Well, Big Butter Jesus met his demise late last night when a bolt of lightning (probably from Zeus) struck his right hand and sent him up in flames. The church’s auditorium next door suffered minor smoke and fire damage. For the most part, only Jesus and his cross went up in the holy pyre. I find it amusing that Hustler Hollywood sign for the adult store across the street went unmolested. What I find more amusing though are people’s reactions. One guy said something along the lines of “Of all the things that could have been struck, I just think that that would be protected. … It’s something that’s not supposed to happen, Jesus burning” (Levi Walsh, http://www.daytondailynews.com/news/dayton-news/jesus-statue-fire-damages-estimated-at-700-000jesus-statue-fire-damages-estimated-at-700-000-762245.html). It was a giant statue made of Styrofoam and wood; of COURSE it would burn! Did you remember to bless it? Maybe that’s where things went wrong. Or maybe the firemen ran out of holy water when trying to smother the flames of righteousness.
Oh I’m just having way too much fun with this. The irony just tickles me. People can’t believe this could happen to a church. So nature is supposed to follow your beliefs as well? It’s a high point; it’s going to attract lightning.
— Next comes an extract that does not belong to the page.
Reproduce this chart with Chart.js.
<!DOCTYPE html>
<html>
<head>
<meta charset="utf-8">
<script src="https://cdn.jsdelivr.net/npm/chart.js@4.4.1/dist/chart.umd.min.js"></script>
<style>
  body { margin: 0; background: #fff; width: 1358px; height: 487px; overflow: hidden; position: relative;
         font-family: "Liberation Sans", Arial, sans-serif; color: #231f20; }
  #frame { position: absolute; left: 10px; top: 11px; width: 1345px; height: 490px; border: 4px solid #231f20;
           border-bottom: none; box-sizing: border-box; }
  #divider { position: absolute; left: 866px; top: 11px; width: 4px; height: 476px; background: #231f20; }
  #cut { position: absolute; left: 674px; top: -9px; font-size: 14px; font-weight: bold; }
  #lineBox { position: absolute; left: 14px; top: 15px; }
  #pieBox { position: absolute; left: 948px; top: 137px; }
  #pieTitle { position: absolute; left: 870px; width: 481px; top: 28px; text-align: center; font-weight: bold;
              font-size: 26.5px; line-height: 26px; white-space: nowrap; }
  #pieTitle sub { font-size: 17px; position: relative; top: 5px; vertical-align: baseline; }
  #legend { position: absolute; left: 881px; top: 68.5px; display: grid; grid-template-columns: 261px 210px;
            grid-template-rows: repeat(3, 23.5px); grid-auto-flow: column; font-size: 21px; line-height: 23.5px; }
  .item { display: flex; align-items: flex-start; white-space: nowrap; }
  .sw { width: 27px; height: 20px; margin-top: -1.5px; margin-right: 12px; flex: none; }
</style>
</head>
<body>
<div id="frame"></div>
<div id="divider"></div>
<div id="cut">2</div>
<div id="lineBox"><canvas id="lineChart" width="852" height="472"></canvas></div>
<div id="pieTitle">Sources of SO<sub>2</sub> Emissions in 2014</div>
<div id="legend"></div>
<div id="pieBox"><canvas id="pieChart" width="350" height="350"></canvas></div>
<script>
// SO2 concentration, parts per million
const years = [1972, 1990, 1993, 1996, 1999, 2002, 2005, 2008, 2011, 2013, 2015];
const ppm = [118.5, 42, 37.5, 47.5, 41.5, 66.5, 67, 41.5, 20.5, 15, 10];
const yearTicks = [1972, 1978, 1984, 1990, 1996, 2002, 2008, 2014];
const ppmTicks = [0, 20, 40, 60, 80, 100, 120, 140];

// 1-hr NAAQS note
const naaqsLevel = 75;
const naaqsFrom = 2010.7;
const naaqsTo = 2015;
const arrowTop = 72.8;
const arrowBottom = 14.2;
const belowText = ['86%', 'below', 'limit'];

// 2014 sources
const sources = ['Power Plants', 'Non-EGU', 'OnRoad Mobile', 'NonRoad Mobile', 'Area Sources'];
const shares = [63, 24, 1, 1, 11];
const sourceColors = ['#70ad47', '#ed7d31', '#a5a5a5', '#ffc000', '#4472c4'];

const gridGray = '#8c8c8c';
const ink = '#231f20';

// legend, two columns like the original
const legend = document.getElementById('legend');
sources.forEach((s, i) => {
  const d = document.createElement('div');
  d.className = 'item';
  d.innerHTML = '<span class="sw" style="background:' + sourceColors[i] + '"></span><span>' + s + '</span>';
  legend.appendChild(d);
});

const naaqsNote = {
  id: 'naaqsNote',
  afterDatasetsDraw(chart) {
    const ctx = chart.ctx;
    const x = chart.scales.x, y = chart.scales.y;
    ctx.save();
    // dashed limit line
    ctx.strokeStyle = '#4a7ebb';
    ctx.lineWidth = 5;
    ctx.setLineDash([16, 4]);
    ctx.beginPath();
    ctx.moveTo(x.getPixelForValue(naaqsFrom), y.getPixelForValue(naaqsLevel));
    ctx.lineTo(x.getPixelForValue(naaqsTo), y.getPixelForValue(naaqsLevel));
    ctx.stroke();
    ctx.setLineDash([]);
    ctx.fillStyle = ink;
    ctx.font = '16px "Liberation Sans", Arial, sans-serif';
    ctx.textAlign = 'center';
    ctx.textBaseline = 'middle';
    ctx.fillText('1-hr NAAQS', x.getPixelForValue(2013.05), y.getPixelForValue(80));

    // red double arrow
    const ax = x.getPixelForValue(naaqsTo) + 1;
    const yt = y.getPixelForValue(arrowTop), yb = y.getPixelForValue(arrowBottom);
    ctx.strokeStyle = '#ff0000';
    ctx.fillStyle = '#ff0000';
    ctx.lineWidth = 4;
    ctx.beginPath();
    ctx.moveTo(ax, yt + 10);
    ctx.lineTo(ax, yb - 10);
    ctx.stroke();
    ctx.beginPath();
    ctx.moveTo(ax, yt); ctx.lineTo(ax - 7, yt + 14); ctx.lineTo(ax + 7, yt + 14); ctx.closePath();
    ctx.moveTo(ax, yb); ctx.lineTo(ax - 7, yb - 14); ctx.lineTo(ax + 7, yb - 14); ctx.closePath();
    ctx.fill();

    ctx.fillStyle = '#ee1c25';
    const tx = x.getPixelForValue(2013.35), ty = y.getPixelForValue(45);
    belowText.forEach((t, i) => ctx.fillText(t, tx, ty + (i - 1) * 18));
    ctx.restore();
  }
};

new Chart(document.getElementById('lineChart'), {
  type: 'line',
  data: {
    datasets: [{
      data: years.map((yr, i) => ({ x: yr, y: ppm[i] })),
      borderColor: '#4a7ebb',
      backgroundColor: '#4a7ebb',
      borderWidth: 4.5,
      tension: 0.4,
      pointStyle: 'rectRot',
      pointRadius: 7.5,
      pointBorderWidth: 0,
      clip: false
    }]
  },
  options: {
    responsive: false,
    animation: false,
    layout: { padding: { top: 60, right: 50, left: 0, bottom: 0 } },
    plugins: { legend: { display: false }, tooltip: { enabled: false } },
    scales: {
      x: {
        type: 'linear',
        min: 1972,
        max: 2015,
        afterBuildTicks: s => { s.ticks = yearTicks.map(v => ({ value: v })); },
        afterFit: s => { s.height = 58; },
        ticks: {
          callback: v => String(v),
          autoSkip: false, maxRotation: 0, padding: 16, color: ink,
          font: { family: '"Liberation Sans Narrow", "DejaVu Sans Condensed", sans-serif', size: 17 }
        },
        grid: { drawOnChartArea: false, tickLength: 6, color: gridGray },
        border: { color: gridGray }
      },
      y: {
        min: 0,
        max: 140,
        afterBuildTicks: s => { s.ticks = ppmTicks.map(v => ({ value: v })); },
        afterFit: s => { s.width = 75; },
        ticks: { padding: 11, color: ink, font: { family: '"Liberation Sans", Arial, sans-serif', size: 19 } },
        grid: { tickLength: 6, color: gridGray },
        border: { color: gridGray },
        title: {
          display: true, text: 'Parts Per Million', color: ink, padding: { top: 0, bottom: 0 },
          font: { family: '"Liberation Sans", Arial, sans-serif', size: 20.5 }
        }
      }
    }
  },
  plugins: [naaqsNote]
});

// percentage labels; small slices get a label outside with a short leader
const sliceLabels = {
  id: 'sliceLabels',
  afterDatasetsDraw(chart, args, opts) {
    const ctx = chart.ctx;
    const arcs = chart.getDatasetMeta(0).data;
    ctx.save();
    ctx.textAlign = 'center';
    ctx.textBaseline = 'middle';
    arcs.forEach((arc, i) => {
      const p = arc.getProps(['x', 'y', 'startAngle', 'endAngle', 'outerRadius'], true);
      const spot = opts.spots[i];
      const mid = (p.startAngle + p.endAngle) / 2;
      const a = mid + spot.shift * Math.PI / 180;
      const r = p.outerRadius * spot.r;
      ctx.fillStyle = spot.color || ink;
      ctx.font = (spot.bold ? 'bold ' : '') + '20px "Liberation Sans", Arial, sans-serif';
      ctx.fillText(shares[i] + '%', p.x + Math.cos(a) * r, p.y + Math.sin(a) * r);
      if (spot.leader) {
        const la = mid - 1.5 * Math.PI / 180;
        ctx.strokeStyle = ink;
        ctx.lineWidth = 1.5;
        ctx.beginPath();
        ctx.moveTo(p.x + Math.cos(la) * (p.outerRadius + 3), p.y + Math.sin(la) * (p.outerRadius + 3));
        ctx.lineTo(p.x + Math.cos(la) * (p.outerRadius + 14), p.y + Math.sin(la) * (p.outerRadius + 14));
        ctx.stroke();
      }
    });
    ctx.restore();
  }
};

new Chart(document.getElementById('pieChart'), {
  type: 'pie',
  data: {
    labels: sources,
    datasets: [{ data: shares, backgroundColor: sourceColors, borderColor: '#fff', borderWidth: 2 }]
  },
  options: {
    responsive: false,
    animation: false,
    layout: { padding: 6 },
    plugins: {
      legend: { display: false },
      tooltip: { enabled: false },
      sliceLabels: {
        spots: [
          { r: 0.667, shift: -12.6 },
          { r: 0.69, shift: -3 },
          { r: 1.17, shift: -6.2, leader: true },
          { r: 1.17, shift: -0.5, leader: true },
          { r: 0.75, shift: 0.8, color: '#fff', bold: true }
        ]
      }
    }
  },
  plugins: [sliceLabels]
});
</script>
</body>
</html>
I think it shows a lack of faith when churches crown their steeples and crosses with lightning rods. Practical, yes, but since when has religion in our time ever been practical? Well, more like, when has religion in our time ever been reasonable? But these are the people who are supposed to be examples of faith. Why do they need lightning rods? Big Butter Jesus, that’s why! God is angry at their misuse of his name, his word, and his image. So he rains down judgment in the form of lightning. AWESOME.
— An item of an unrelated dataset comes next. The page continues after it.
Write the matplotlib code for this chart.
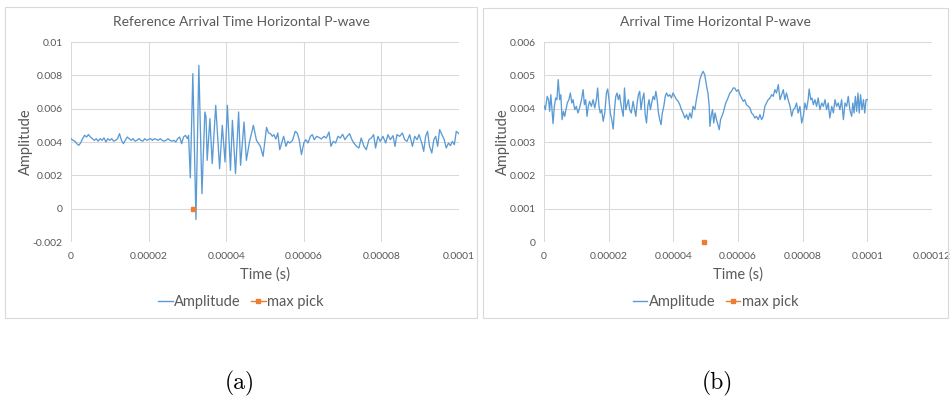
import matplotlib
matplotlib.use("Agg")
import matplotlib.pyplot as plt
from matplotlib.patches import Rectangle
from matplotlib.lines import Line2D
import numpy as np

plt.rcParams['font.family'] = ['Lato', 'DejaVu Sans']

# ---- data: (time in microseconds, amplitude) ----
samples_a = [
    (0.0, 0.0042), (0.5, 0.0041), (1.0, 0.00405), (1.5, 0.0039), (2.0, 0.0038),
    (2.5, 0.00395), (3.0, 0.0042), (3.5, 0.0044), (4.0, 0.0043), (4.5, 0.00445),
    (5.0, 0.0043), (5.5, 0.0042), (6.0, 0.0041), (6.5, 0.0042), (7.0, 0.00405),
    (7.5, 0.0042), (8.0, 0.0041), (8.5, 0.00425), (9.0, 0.0040), (9.5, 0.0042),
    (10.0, 0.0041), (10.5, 0.0042), (11.0, 0.00405), (11.5, 0.0041), (12.0, 0.0042),
    (12.5, 0.0045), (13.0, 0.0041), (13.5, 0.0039), (14.0, 0.0041), (14.5, 0.0043),
    (15.0, 0.0042), (15.5, 0.0041), (16.0, 0.0042), (16.5, 0.00405), (17.0, 0.0041),
    (17.5, 0.0042), (18.0, 0.0041), (18.5, 0.00405), (19.0, 0.0042), (19.5, 0.0041),
    (20.0, 0.00415), (20.5, 0.0042), (21.0, 0.0041), (21.5, 0.0042), (22.0, 0.00415),
    (22.5, 0.0041), (23.0, 0.0042), (23.5, 0.0041), (24.0, 0.00405), (24.5, 0.0041),
    (25.0, 0.0042), (25.5, 0.0041), (26.0, 0.00405), (26.5, 0.0041), (27.0, 0.0040),
    (27.5, 0.0042), (28.0, 0.0043), (28.5, 0.0039), (29.0, 0.0043), (29.5, 0.0044),
    (30.0, 0.0042),
    (30.3, 0.0044), (30.75, 0.00185), (31.4, 0.0081), (32.2, -0.00065), (32.95, 0.0086),
    (33.75, 0.0009), (34.5, 0.0058), (34.8, 0.0055), (35.1, 0.0029), (35.8, 0.0054),
    (36.4, 0.0027), (37.3, 0.0062), (38.3, 0.0024), (39.0, 0.0050), (39.7, 0.0028),
    (40.3, 0.0062), (41.1, 0.0023), (41.6, 0.0053), (42.4, 0.0021), (43.2, 0.0058),
    (43.7, 0.0026), (44.6, 0.0052), (45.2, 0.0029), (46.0, 0.0040), (47.0, 0.0050),
    (47.8, 0.0041),
    (48.8, 0.00374), (49.5, 0.00314), (50.4, 0.00488), (50.9, 0.00454), (51.4, 0.0045),
    (51.9, 0.00434), (52.3, 0.00444), (52.8, 0.00418), (53.3, 0.00454), (53.8, 0.00354),
    (54.3, 0.00394), (54.8, 0.00434), (55.4, 0.00374), (55.9, 0.00404), (56.4, 0.00394),
    (57.1, 0.0041), (57.8, 0.00464), (58.3, 0.00454), (58.8, 0.00414), (59.4, 0.00324),
    (60.0, 0.00394), (60.5, 0.00414), (61.1, 0.00394), (61.7, 0.00434), (62.2, 0.00444),
    (62.7, 0.00414), (63.3, 0.00434), (63.9, 0.00428), (64.5, 0.00418), (65.2, 0.00434),
    (65.8, 0.00424), (66.5, 0.0046), (67.0, 0.00374), (67.6, 0.00404), (68.2, 0.00394),
    (68.8, 0.00434), (69.4, 0.00424), (70.0, 0.00446), (70.6, 0.00414), (71.2, 0.00434),
    (71.8, 0.0045), (72.4, 0.00414), (72.9, 0.00394), (73.6, 0.00374), (74.2, 0.00364),
    (74.8, 0.00424), (75.5, 0.00374), (76.1, 0.00354), (76.8, 0.00414), (77.4, 0.00424),
    (78.0, 0.00444), (78.5, 0.00364), (79.1, 0.00434), (79.7, 0.00404), (80.4, 0.00434),
    (81.1, 0.00394), (81.7, 0.00444), (82.3, 0.00414), (83.0, 0.00438), (83.5, 0.00374),
    (84.0, 0.00444), (84.7, 0.00434), (85.4, 0.00454), (86.0, 0.00414), (86.6, 0.00404),
    (87.3, 0.00444), (88.0, 0.00374), (88.6, 0.00434), (89.2, 0.00414), (89.7, 0.00444),
    (90.4, 0.00394), (90.9, 0.00344), (91.4, 0.00434), (91.9, 0.00464), (92.4, 0.00374),
    (93.0, 0.00334), (93.5, 0.00414), (94.0, 0.00434), (94.5, 0.00374), (95.0, 0.00474),
    (95.6, 0.00444), (96.2, 0.00414), (96.7, 0.00364), (97.3, 0.00394), (97.8, 0.00378),
    (98.3, 0.00404), (98.8, 0.00384), (99.3, 0.00464), (100.0, 0.0045),
]

samples_b = [
    (0.0, 0.00409), (0.4, 0.00397), (0.7, 0.00417), (1.0, 0.00437), (1.4, 0.00427),
    (1.75, 0.00392), (2.1, 0.00442), (2.4, 0.00407), (2.8, 0.00355), (3.2, 0.00407),
    (3.6, 0.00432), (4.0, 0.00427), (4.4, 0.00487), (4.85, 0.00427), (5.2, 0.00442),
    (5.6, 0.00367), (6.0, 0.00392), (6.4, 0.00377), (6.8, 0.00397), (7.2, 0.00417),
    (7.7, 0.00427), (8.15, 0.00447), (8.6, 0.00417), (9.0, 0.00427), (9.5, 0.00397),
    (10.0, 0.00407), (10.5, 0.00387), (11.0, 0.00402), (11.6, 0.00427), (12.1, 0.00457),
    (12.5, 0.00412), (12.9, 0.00427), (13.3, 0.00377), (13.7, 0.00407), (14.1, 0.00422),
    (14.65, 0.00407), (15.2, 0.00427), (15.7, 0.00402), (16.2, 0.00427), (16.6, 0.00462),
    (17.0, 0.00407), (17.4, 0.00387), (17.85, 0.00397), (18.3, 0.00362), (18.8, 0.00387),
    (19.3, 0.00447), (19.7, 0.00459), (20.1, 0.00427), (20.5, 0.00387), (20.95, 0.00367),
    (21.4, 0.00339), (21.8, 0.00397), (22.2, 0.00437), (22.6, 0.00447), (23.0, 0.00427),
    (23.4, 0.00442), (23.9, 0.00407), (24.5, 0.00377), (24.9, 0.00462), (25.3, 0.00397),
    (25.7, 0.00412), (26.1, 0.00427), (26.5, 0.00397), (27.0, 0.00387), (27.55, 0.00422),
    (28.0, 0.00397), (28.4, 0.00377), (28.8, 0.00417), (29.2, 0.00442), (29.6, 0.00452),
    (30.0, 0.00397), (30.4, 0.00427), (30.9, 0.00447), (31.3, 0.00382), (31.7, 0.00357),
    (32.1, 0.00407), (32.5, 0.00427), (32.9, 0.00397), (33.3, 0.00417), (33.75, 0.00437),
    (34.2, 0.00427), (34.6, 0.00452), (35.0, 0.00427), (35.4, 0.00387), (35.8, 0.00367),
    (36.2, 0.00352), (36.6, 0.00387), (37.05, 0.00407), (37.5, 0.00437), (37.9, 0.00447),
    (38.4, 0.00437), (38.9, 0.00442), (39.4, 0.00432), (39.9, 0.00447), (40.45, 0.00437),
    (41.0, 0.00427), (41.5, 0.00422), (42.0, 0.00412), (42.5, 0.00397), (43.0, 0.00387),
    (43.55, 0.00372), (44.1, 0.00382), (44.6, 0.00367), (45.1, 0.00387), (45.6, 0.00372),
    (46.1, 0.00407), (46.65, 0.00397), (47.2, 0.00432), (47.7, 0.00457), (48.2, 0.00487),
    (48.7, 0.00502), (49.2, 0.00512), (49.7, 0.00502), (50.3, 0.00467), (50.7, 0.00447),
    (51.1, 0.00407), (51.3, 0.00347), (51.7, 0.00377), (52.1, 0.00397), (52.5, 0.00357),
    (52.9, 0.00387), (53.35, 0.00367), (53.8, 0.00352), (54.2, 0.00337), (54.6, 0.00367),
    (55.0, 0.00377), (55.4, 0.00387), (55.8, 0.00402), (56.2, 0.00417), (56.7, 0.00427),
    (57.1, 0.00437), (57.5, 0.00447), (58.0, 0.00452), (58.5, 0.00462), (59.0, 0.00462),
    (59.55, 0.00452), (60.1, 0.00457), (60.6, 0.00442), (61.1, 0.00432), (61.6, 0.00422),
    (62.1, 0.00427), (62.6, 0.00412), (63.2, 0.00407), (63.7, 0.00402), (64.2, 0.00387),
    (64.7, 0.00382), (65.2, 0.00372), (65.7, 0.00377), (66.25, 0.00367), (66.8, 0.00382),
    (67.3, 0.00367), (67.8, 0.00377), (68.3, 0.00407), (68.8, 0.00417), (69.35, 0.00427),
    (69.9, 0.00432), (70.4, 0.00442), (70.9, 0.00437), (71.4, 0.00457), (71.9, 0.00447),
    (72.45, 0.00472), (73.0, 0.00427), (73.5, 0.00442), (74.0, 0.00457), (74.5, 0.00427),
    (75.0, 0.00447), (75.5, 0.00427), (76.1, 0.00407), (76.6, 0.00377), (77.1, 0.00397),
    (77.6, 0.00402), (78.1, 0.00417), (78.6, 0.00387), (79.15, 0.00407), (79.7, 0.00357),
    (80.2, 0.00377), (80.7, 0.00417), (81.2, 0.00397), (81.7, 0.00427), (82.0, 0.00459),
    (82.5, 0.00427), (82.9, 0.00432), (83.3, 0.00412), (83.8, 0.00427), (84.3, 0.00407),
    (84.8, 0.00432), (85.35, 0.00397), (85.9, 0.00417), (86.4, 0.00407), (86.9, 0.00427),
    (87.4, 0.00397), (87.9, 0.00417), (88.4, 0.00372), (89.0, 0.00407), (89.5, 0.00387),
    (90.0, 0.00427), (90.5, 0.00407), (91.0, 0.00417), (91.5, 0.00397), (92.05, 0.00427),
    (92.6, 0.00367), (93.1, 0.00417), (93.6, 0.00407), (94.1, 0.00437), (94.6, 0.00397),
    (95.15, 0.00377), (95.5, 0.00417), (95.9, 0.00387), (96.3, 0.00437), (96.7, 0.00392),
    (97.1, 0.00447), (97.5, 0.00387), (97.9, 0.00442), (98.35, 0.00397), (98.8, 0.00427),
    (99.2, 0.00387), (99.6, 0.00427), (100.0, 0.00427),
]

pick_time_a = 0.0000314
pick_time_b = 0.0000494
pick_amp_a = 0.0
pick_amp_b = 0.0

titles = ["Reference Arrival Time Horizontal P-wave", "Arrival Time Horizontal P-wave"]
captions = ["(a)", "(b)"]
series_names = ["Amplitude", "max pick"]

x_ticks_a = [0, 0.00002, 0.00004, 0.00006, 0.00008, 0.0001]
x_labels_a = ["0", "0.00002", "0.00004", "0.00006", "0.00008", "0.0001"]
y_ticks_a = [-0.002, 0, 0.002, 0.004, 0.006, 0.008, 0.01]
y_labels_a = ["-0.002", "0", "0.002", "0.004", "0.006", "0.008", "0.01"]

x_ticks_b = [0, 0.00002, 0.00004, 0.00006, 0.00008, 0.0001, 0.00012]
x_labels_b = ["0", "0.00002", "0.00004", "0.00006", "0.00008", "0.0001", "0.00012"]
y_ticks_b = [0, 0.001, 0.002, 0.003, 0.004, 0.005, 0.006]
y_labels_b = ["0", "0.001", "0.002", "0.003", "0.004", "0.005", "0.006"]

# ---- styling ----
BLUE = "#5B9BD5"
ORANGE = "#ED7D31"
GRID = "#d9d9d9"
TEXT = "#595959"

W, H = 950, 403
fig = plt.figure(figsize=(W / 100, H / 100), dpi=100)


def fig_box(left, top, right, bottom):
    return [left / W, 1 - bottom / H, (right - left) / W, (bottom - top) / H]


def chart(frame, plot, samples, pick_t, pick_v, title, caption, cap_x,
          xt, xl, yt, yl):
    fl, ft, fr, fb = frame
    fig.patches.append(Rectangle((fl / W, 1 - fb / H), (fr - fl) / W, (fb - ft) / H,
                                 transform=fig.transFigure, fill=False,
                                 ec=GRID, lw=0.8))
    ax = fig.add_axes(fig_box(*plot))
    t = np.array([s[0] for s in samples]) * 1e-6
    v = np.array([s[1] for s in samples])
    ax.plot(t, v, color=BLUE, lw=0.95, solid_joinstyle="round")
    ax.plot([pick_t], [pick_v], marker="s", ms=3.2, color=ORANGE, ls="-",
            clip_on=False, zorder=5)
    ax.set_xlim(xt[0], xt[-1])
    ax.set_ylim(yt[0], yt[-1])
    ax.set_xticks(xt, xl)
    ax.set_yticks(yt, yl)
    ax.grid(True, color=GRID, lw=0.75)
    ax.set_axisbelow(True)
    for sp in ax.spines.values():
        sp.set_visible(False)
    ax.tick_params(length=0, labelsize=7.5, labelcolor=TEXT)
    ax.tick_params(axis="x", pad=7)
    ax.tick_params(axis="y", pad=6)
    ax.set_xlabel("Time (s)", fontsize=10.5, color=TEXT, labelpad=5)
    ax.set_ylabel("Amplitude", fontsize=10.5, color=TEXT, labelpad=0)
    cx = (fl + fr) / 2
    fig.text(cx / W, 1 - 22 / H, title, ha="center", va="center",
             fontsize=10, color=TEXT)
    handles = [Line2D([], [], color=BLUE, lw=1.0),
               Line2D([], [], color=ORANGE, lw=1.0, marker="s", ms=3)]
    fig.legend(handles, series_names, loc="center", ncol=2,
               bbox_to_anchor=(cx / W, 1 - 302 / H), frameon=False,
               fontsize=10.5, labelcolor=TEXT, handlelength=1.0,
               handletextpad=0.1, columnspacing=0.7)
    fig.text(cap_x / W, 1 - 383 / H, caption, ha="center", va="center",
             family="cmr10", fontsize=17)
    return ax


chart((5, 7, 477, 318), (71, 42, 459, 242), samples_a, pick_time_a, pick_amp_a,
      titles[0], captions[0], 240, x_ticks_a, x_labels_a, y_ticks_a, y_labels_a)
chart((483, 8, 948, 318), (544, 42, 932, 242), samples_b, pick_time_b, pick_amp_b,
      titles[1], captions[1], 717, x_ticks_b, x_labels_b, y_ticks_b, y_labels_b)

fig.savefig("out.png", dpi=100, facecolor="white")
I would just like to conclude with “NO GRAVEN IMAGES.” Jesus, don’t you people pay attention to the one book that you actually read? Unless you’re Catholic, then you’re not encouraged to read it, but have it spoon fed to you during Mass.
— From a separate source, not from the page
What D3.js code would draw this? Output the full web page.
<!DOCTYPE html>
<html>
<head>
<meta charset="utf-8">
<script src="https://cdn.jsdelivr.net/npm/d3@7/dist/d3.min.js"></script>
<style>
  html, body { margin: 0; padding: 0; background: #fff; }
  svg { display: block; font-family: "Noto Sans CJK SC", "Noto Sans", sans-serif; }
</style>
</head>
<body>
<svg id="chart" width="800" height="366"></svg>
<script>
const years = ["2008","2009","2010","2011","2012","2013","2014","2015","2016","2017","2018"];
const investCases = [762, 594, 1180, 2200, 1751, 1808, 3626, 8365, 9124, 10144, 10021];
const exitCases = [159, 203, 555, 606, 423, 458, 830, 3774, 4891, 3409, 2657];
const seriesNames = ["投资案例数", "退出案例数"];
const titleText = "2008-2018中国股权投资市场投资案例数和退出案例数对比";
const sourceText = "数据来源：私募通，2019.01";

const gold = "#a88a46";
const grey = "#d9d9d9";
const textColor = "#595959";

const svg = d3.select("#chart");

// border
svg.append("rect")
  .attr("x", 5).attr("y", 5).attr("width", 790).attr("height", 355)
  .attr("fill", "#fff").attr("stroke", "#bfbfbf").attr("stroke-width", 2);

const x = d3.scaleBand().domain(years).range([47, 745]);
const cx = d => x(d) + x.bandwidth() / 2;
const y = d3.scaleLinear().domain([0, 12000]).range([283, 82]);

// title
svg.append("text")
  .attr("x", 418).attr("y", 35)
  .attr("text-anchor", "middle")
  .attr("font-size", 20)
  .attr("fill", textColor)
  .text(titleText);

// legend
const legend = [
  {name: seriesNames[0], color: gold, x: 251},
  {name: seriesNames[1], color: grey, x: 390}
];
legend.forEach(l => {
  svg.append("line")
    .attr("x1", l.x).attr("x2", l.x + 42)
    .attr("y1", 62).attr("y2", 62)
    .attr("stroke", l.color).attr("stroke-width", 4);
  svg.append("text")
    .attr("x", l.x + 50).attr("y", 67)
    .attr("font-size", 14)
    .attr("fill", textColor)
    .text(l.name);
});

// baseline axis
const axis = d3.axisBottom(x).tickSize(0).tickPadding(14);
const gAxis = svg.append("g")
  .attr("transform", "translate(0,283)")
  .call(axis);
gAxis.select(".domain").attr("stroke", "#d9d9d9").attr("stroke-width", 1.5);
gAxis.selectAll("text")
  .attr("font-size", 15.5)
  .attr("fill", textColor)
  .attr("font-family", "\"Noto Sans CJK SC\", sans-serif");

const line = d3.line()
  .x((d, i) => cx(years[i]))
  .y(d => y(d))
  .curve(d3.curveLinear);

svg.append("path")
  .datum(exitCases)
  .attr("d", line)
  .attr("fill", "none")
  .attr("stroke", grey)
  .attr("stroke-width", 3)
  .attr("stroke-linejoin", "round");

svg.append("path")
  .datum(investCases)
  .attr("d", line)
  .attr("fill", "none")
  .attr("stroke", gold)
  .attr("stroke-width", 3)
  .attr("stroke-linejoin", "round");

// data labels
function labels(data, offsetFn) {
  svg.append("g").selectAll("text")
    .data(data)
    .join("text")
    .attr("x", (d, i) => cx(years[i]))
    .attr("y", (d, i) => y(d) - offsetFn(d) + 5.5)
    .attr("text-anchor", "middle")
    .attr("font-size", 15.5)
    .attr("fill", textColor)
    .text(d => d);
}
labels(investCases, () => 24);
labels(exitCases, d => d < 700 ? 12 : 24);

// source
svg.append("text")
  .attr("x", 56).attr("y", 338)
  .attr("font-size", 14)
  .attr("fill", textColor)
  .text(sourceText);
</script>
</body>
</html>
As I’ve stated before and it’s clearly obvious in this post, yes, I have a beef with organized religion. Mostly because of the fanatics and nutjobs and cults. You don’t need a church to worship in. You don’t need 6-story statues that looked like they were carved out of butter to worship to or show some sort of status: “My Jesus is bigger and butterier than your Jesus!” Think of all the money wasted to make that statue. I believe that I read somewhere that it was around $250,000. What else could that money have gone to??? Homeless shelters, battered women shelters, after-school programs, soup kitchens, starving children in Africa, starving children in any of the projects of any city in the United States, natural disaster reliefs, the list goes on and on and on. Stop trying to broadcast the fact that you’re a Christian and actually try to be one. Why is this such a hard concept to grasp???
Check out the video of Heywood Banks’ song with the footage of it burning. Pretty amusing:
Oh, one last thought. Maybe God wiped the statue from the face of the Earth because there was already a Touchdown Jesus at Notre Dame. There can only be one TOUCHDOWN JESUS!